### SET TASK
Copy, exactly and only, the lines from the one with "Write a Python" up to and including the one with "baseline = 39.5", leaving pictures out.

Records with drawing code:
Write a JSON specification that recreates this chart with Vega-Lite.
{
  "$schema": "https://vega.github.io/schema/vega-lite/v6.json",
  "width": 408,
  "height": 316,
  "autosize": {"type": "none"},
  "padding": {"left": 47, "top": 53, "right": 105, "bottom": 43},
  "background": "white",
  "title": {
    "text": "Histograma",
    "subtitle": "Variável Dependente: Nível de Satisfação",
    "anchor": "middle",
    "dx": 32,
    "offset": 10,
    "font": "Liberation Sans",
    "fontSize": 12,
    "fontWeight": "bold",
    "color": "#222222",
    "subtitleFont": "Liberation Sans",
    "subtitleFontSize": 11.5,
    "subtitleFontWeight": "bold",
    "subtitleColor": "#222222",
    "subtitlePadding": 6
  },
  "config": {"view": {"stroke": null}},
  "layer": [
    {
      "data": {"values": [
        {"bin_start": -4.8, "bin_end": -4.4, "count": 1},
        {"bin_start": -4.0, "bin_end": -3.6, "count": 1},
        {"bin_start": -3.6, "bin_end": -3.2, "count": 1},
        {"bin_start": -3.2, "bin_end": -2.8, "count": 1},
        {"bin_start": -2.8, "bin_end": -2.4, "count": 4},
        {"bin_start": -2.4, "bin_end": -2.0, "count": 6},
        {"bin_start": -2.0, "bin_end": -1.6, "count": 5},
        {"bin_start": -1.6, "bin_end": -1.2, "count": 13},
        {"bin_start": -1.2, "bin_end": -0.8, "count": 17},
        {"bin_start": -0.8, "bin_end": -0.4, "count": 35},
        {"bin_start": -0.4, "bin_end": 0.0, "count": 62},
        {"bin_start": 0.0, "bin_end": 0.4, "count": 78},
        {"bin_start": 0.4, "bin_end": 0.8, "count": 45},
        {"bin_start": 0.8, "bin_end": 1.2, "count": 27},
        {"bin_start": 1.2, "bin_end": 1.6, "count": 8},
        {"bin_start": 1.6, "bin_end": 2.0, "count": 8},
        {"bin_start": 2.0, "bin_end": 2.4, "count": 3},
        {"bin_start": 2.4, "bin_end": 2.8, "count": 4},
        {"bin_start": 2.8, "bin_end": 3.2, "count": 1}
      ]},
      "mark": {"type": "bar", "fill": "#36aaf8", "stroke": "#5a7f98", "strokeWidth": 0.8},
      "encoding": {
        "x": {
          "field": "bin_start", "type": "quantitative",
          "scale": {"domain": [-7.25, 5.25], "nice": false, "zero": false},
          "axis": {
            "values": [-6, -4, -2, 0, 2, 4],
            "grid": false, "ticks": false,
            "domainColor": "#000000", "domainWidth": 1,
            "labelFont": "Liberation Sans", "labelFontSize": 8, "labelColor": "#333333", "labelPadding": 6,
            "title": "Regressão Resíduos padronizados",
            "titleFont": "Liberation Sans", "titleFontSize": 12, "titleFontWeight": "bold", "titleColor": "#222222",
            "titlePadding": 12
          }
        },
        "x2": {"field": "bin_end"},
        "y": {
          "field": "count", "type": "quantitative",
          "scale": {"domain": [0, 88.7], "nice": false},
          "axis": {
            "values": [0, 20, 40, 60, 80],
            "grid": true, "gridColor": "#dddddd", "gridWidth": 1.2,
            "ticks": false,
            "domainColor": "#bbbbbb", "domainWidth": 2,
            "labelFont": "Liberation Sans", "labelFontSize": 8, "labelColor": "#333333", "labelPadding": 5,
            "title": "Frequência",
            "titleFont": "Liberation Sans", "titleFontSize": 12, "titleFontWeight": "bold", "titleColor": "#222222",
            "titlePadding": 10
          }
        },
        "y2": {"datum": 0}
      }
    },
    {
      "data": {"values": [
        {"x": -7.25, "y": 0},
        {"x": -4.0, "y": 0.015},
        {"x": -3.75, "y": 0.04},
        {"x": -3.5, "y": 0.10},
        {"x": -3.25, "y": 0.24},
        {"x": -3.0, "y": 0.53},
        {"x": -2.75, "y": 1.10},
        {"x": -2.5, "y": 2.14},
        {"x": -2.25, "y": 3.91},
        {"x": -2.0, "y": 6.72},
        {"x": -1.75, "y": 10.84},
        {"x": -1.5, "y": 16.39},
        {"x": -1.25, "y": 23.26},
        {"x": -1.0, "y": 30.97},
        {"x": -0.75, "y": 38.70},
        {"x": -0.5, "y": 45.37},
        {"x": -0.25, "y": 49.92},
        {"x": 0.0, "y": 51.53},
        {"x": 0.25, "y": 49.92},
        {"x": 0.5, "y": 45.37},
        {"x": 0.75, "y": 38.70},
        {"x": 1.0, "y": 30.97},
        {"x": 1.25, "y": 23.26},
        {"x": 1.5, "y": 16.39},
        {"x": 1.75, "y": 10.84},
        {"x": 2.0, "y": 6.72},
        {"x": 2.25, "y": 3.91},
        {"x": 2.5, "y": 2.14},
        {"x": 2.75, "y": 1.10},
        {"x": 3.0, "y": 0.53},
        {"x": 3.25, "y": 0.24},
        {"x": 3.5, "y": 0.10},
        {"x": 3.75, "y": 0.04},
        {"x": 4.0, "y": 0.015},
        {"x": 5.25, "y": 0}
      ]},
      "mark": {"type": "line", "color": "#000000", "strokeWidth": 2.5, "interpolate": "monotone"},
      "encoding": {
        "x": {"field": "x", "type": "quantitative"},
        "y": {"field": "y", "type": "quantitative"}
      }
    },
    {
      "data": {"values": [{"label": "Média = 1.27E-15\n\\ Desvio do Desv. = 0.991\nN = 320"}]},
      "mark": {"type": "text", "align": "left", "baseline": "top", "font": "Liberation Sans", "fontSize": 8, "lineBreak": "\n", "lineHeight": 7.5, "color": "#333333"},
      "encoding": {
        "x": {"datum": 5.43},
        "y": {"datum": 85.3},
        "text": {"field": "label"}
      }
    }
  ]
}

--

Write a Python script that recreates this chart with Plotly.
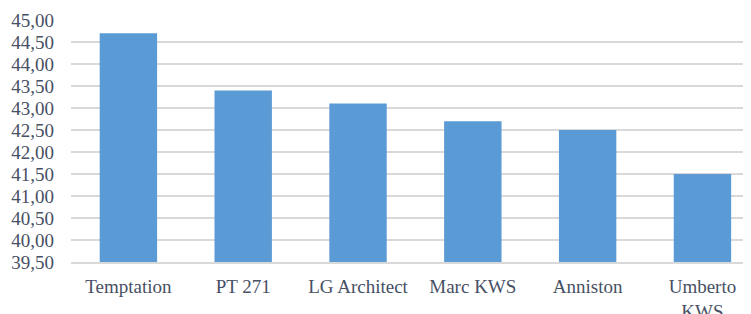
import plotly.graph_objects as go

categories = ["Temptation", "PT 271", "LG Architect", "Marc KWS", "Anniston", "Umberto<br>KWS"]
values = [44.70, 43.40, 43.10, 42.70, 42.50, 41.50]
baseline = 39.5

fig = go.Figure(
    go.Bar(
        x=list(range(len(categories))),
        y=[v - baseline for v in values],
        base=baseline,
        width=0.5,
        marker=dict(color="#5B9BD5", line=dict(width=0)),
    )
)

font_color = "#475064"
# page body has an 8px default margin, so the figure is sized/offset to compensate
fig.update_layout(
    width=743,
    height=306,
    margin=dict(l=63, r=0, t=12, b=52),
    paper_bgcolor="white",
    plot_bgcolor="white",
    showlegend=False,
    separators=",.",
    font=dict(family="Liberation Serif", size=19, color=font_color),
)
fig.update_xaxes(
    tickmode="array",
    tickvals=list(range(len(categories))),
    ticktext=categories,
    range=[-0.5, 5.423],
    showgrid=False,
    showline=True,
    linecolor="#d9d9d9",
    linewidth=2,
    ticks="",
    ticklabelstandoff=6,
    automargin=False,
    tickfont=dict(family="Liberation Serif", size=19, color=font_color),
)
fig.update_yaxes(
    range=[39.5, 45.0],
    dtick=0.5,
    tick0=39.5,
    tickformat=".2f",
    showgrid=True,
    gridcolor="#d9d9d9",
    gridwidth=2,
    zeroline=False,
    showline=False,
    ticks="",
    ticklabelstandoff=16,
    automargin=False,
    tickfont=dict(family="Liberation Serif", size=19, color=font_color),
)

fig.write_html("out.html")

### EXERCISE ANSWER
Write a Python script that recreates this chart with Plotly.
import plotly.graph_objects as go

categories = ["Temptation", "PT 271", "LG Architect", "Marc KWS", "Anniston", "Umberto<br>KWS"]
values = [44.70, 43.40, 43.10, 42.70, 42.50, 41.50]
baseline = 39.5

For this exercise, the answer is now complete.